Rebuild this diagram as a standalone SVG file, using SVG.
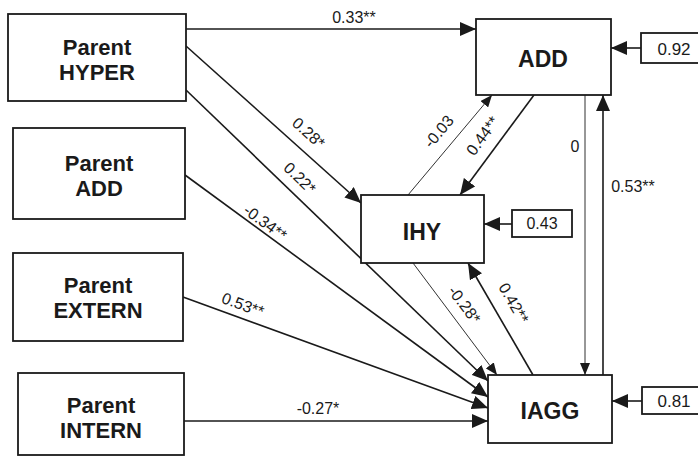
<svg xmlns="http://www.w3.org/2000/svg" width="698" height="458" viewBox="0 0 698 458">
<defs>
<style>
.box{fill:#fff;stroke:#1a1a1a;stroke-width:1.8}
.nb{font-family:"Liberation Sans",Arial,sans-serif;font-weight:bold;font-size:22px;fill:#1a1a1a;text-anchor:middle}
.nb1{font-family:"Liberation Sans",Arial,sans-serif;font-weight:bold;font-size:23px;fill:#1a1a1a;text-anchor:middle}
.lb{font-family:"Liberation Sans",Arial,sans-serif;font-size:16px;fill:#1a1a1a;text-anchor:middle}
.eb{font-family:"Liberation Sans",Arial,sans-serif;font-size:17px;fill:#1a1a1a;text-anchor:middle}
.e{stroke:#1a1a1a;stroke-width:1.6;fill:none;marker-end:url(#ah)}
.t{stroke:#1a1a1a;stroke-width:0.9;fill:none;marker-end:url(#as)}
</style>
<marker id="ah" markerUnits="userSpaceOnUse" markerWidth="16" markerHeight="14" refX="16" refY="7" orient="auto">
<path d="M0,0 L16,7 L0,14 z" fill="#1a1a1a"/>
</marker>
<marker id="as" markerUnits="userSpaceOnUse" markerWidth="12" markerHeight="10" refX="12" refY="5" orient="auto">
<path d="M0,0 L12,5 L0,10 z" fill="#1a1a1a"/>
</marker>
</defs>
<g id="connectors">
<line class="e" x1="186" y1="29" x2="476" y2="29"/>
<text class="lb" x="354" y="23">0.33**</text>
<line class="e" x1="186" y1="46" x2="361" y2="203"/>
<text class="lb" transform="rotate(42 305 137)" x="305" y="137">0.28*</text>
<line class="e" x1="186" y1="90" x2="488" y2="381"/>
<text class="lb" transform="rotate(44 296 182)" x="296" y="182">0.22*</text>
<line class="e" x1="185" y1="175" x2="488" y2="397"/>
<text class="lb" transform="rotate(36 262 227)" x="262" y="227">-0.34**</text>
<line class="e" x1="183" y1="297" x2="488" y2="408"/>
<text class="lb" transform="rotate(20 241 310)" x="241" y="310">0.53**</text>
<line class="e" x1="184" y1="421" x2="488" y2="421"/>
<text class="lb" x="318" y="414">-0.27*</text>
<line class="t" x1="408" y1="195" x2="492" y2="95"/>
<text class="lb" transform="rotate(-50 443 135)" x="443" y="135">-0.03</text>
<line class="e" x1="534" y1="95" x2="460" y2="195"/>
<text class="lb" transform="rotate(-54 487 139)" x="487" y="139">0.44**</text>
<line class="t" x1="413" y1="263" x2="497" y2="375"/>
<text class="lb" transform="rotate(53 460 308)" x="460" y="308">-0.28*</text>
<line class="e" x1="533" y1="375" x2="468" y2="263"/>
<text class="lb" transform="rotate(60 509 306)" x="509" y="306">0.42**</text>
<line class="t" x1="585" y1="95" x2="585" y2="375"/>
<text class="lb" x="575" y="152">0</text>
<line class="e" x1="603" y1="375" x2="603" y2="95"/>
<text class="lb" x="633" y="192">0.53**</text>
<line class="e" x1="641" y1="48" x2="611" y2="48"/>
<line class="e" x1="512" y1="224" x2="484" y2="224"/>
<line class="e" x1="642" y1="401" x2="612" y2="401"/>
</g>
<g id="parent-hyper">
<rect class="box" x="8" y="14" width="178" height="87"/>
<text class="nb" x="97" y="55">Parent</text>
<text class="nb" x="97" y="80">HYPER</text>
</g>
<g id="parent-add">
<rect class="box" x="13" y="128" width="172" height="91"/>
<text class="nb" x="99" y="171">Parent</text>
<text class="nb" x="99" y="196">ADD</text>
</g>
<g id="parent-extern">
<rect class="box" x="13" y="253" width="170" height="88"/>
<text class="nb" x="98" y="293">Parent</text>
<text class="nb" x="98" y="318">EXTERN</text>
</g>
<g id="parent-intern">
<rect class="box" x="18" y="373" width="166" height="82"/>
<text class="nb" x="101" y="413">Parent</text>
<text class="nb" x="101" y="438">INTERN</text>
</g>
<g id="add">
<rect class="box" x="476" y="19" width="135" height="76"/>
<text class="nb1" x="543" y="67">ADD</text>
</g>
<g id="ihy">
<rect class="box" x="361" y="195" width="123" height="68"/>
<text class="nb1" x="422" y="240">IHY</text>
</g>
<g id="iagg">
<rect class="box" x="488" y="375" width="124" height="68"/>
<text class="nb1" x="550" y="419">IAGG</text>
</g>
<g id="err-add">
<rect class="box" x="641" y="33" width="62" height="30"/>
<text class="eb" x="674" y="55">0.92</text>
</g>
<g id="err-ihy">
<rect class="box" x="512" y="210" width="60" height="27"/>
<text class="lb" x="542" y="229">0.43</text>
</g>
<g id="err-iagg">
<rect class="box" x="642" y="387" width="62" height="27"/>
<text class="eb" x="674" y="407">0.81</text>
</g>
</svg>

-=-=-=-=-

**REQUEST**
Images in the data above are to be skipped. Retype all other material exactly.

**TASK ANSWER**
Rebuild this diagram as a standalone SVG file, using SVG.
<svg xmlns="http://www.w3.org/2000/svg" width="698" height="458" viewBox="0 0 698 458">
<defs>
<style>
.box{fill:#fff;stroke:#1a1a1a;stroke-width:1.8}
.nb{font-family:"Liberation Sans",Arial,sans-serif;font-weight:bold;font-size:22px;fill:#1a1a1a;text-anchor:middle}
.nb1{font-family:"Liberation Sans",Arial,sans-serif;font-weight:bold;font-size:23px;fill:#1a1a1a;text-anchor:middle}
.lb{font-family:"Liberation Sans",Arial,sans-serif;font-size:16px;fill:#1a1a1a;text-anchor:middle}
.eb{font-family:"Liberation Sans",Arial,sans-serif;font-size:17px;fill:#1a1a1a;text-anchor:middle}
.e{stroke:#1a1a1a;stroke-width:1.6;fill:none;marker-end:url(#ah)}
.t{stroke:#1a1a1a;stroke-width:0.9;fill:none;marker-end:url(#as)}
</style>
<marker id="ah" markerUnits="userSpaceOnUse" markerWidth="16" markerHeight="14" refX="16" refY="7" orient="auto">
<path d="M0,0 L16,7 L0,14 z" fill="#1a1a1a"/>
</marker>
<marker id="as" markerUnits="userSpaceOnUse" markerWidth="12" markerHeight="10" refX="12" refY="5" orient="auto">
<path d="M0,0 L12,5 L0,10 z" fill="#1a1a1a"/>
</marker>
</defs>
<g id="connectors">
<line class="e" x1="186" y1="29" x2="476" y2="29"/>
<text class="lb" x="354" y="23">0.33**</text>
<line class="e" x1="186" y1="46" x2="361" y2="203"/>
<text class="lb" transform="rotate(42 305 137)" x="305" y="137">0.28*</text>
<line class="e" x1="186" y1="90" x2="488" y2="381"/>
<text class="lb" transform="rotate(44 296 182)" x="296" y="182">0.22*</text>
<line class="e" x1="185" y1="175" x2="488" y2="397"/>
<text class="lb" transform="rotate(36 262 227)" x="262" y="227">-0.34**</text>
<line class="e" x1="183" y1="297" x2="488" y2="408"/>
<text class="lb" transform="rotate(20 241 310)" x="241" y="310">0.53**</text>
<line class="e" x1="184" y1="421" x2="488" y2="421"/>
<text class="lb" x="318" y="414">-0.27*</text>
<line class="t" x1="408" y1="195" x2="492" y2="95"/>
<text class="lb" transform="rotate(-50 443 135)" x="443" y="135">-0.03</text>
<line class="e" x1="534" y1="95" x2="460" y2="195"/>
<text class="lb" transform="rotate(-54 487 139)" x="487" y="139">0.44**</text>
<line class="t" x1="413" y1="263" x2="497" y2="375"/>
<text class="lb" transform="rotate(53 460 308)" x="460" y="308">-0.28*</text>
<line class="e" x1="533" y1="375" x2="468" y2="263"/>
<text class="lb" transform="rotate(60 509 306)" x="509" y="306">0.42**</text>
<line class="t" x1="585" y1="95" x2="585" y2="375"/>
<text class="lb" x="575" y="152">0</text>
<line class="e" x1="603" y1="375" x2="603" y2="95"/>
<text class="lb" x="633" y="192">0.53**</text>
<line class="e" x1="641" y1="48" x2="611" y2="48"/>
<line class="e" x1="512" y1="224" x2="484" y2="224"/>
<line class="e" x1="642" y1="401" x2="612" y2="401"/>
</g>
<g id="parent-hyper">
<rect class="box" x="8" y="14" width="178" height="87"/>
<text class="nb" x="97" y="55">Parent</text>
<text class="nb" x="97" y="80">HYPER</text>
</g>
<g id="parent-add">
<rect class="box" x="13" y="128" width="172" height="91"/>
<text class="nb" x="99" y="171">Parent</text>
<text class="nb" x="99" y="196">ADD</text>
</g>
<g id="parent-extern">
<rect class="box" x="13" y="253" width="170" height="88"/>
<text class="nb" x="98" y="293">Parent</text>
<text class="nb" x="98" y="318">EXTERN</text>
</g>
<g id="parent-intern">
<rect class="box" x="18" y="373" width="166" height="82"/>
<text class="nb" x="101" y="413">Parent</text>
<text class="nb" x="101" y="438">INTERN</text>
</g>
<g id="add">
<rect class="box" x="476" y="19" width="135" height="76"/>
<text class="nb1" x="543" y="67">ADD</text>
</g>
<g id="ihy">
<rect class="box" x="361" y="195" width="123" height="68"/>
<text class="nb1" x="422" y="240">IHY</text>
</g>
<g id="iagg">
<rect class="box" x="488" y="375" width="124" height="68"/>
<text class="nb1" x="550" y="419">IAGG</text>
</g>
<g id="err-add">
<rect class="box" x="641" y="33" width="62" height="30"/>
<text class="eb" x="674" y="55">0.92</text>
</g>
<g id="err-ihy">
<rect class="box" x="512" y="210" width="60" height="27"/>
<text class="lb" x="542" y="229">0.43</text>
</g>
<g id="err-iagg">
<rect class="box" x="642" y="387" width="62" height="27"/>
<text class="eb" x="674" y="407">0.81</text>
</g>
</svg>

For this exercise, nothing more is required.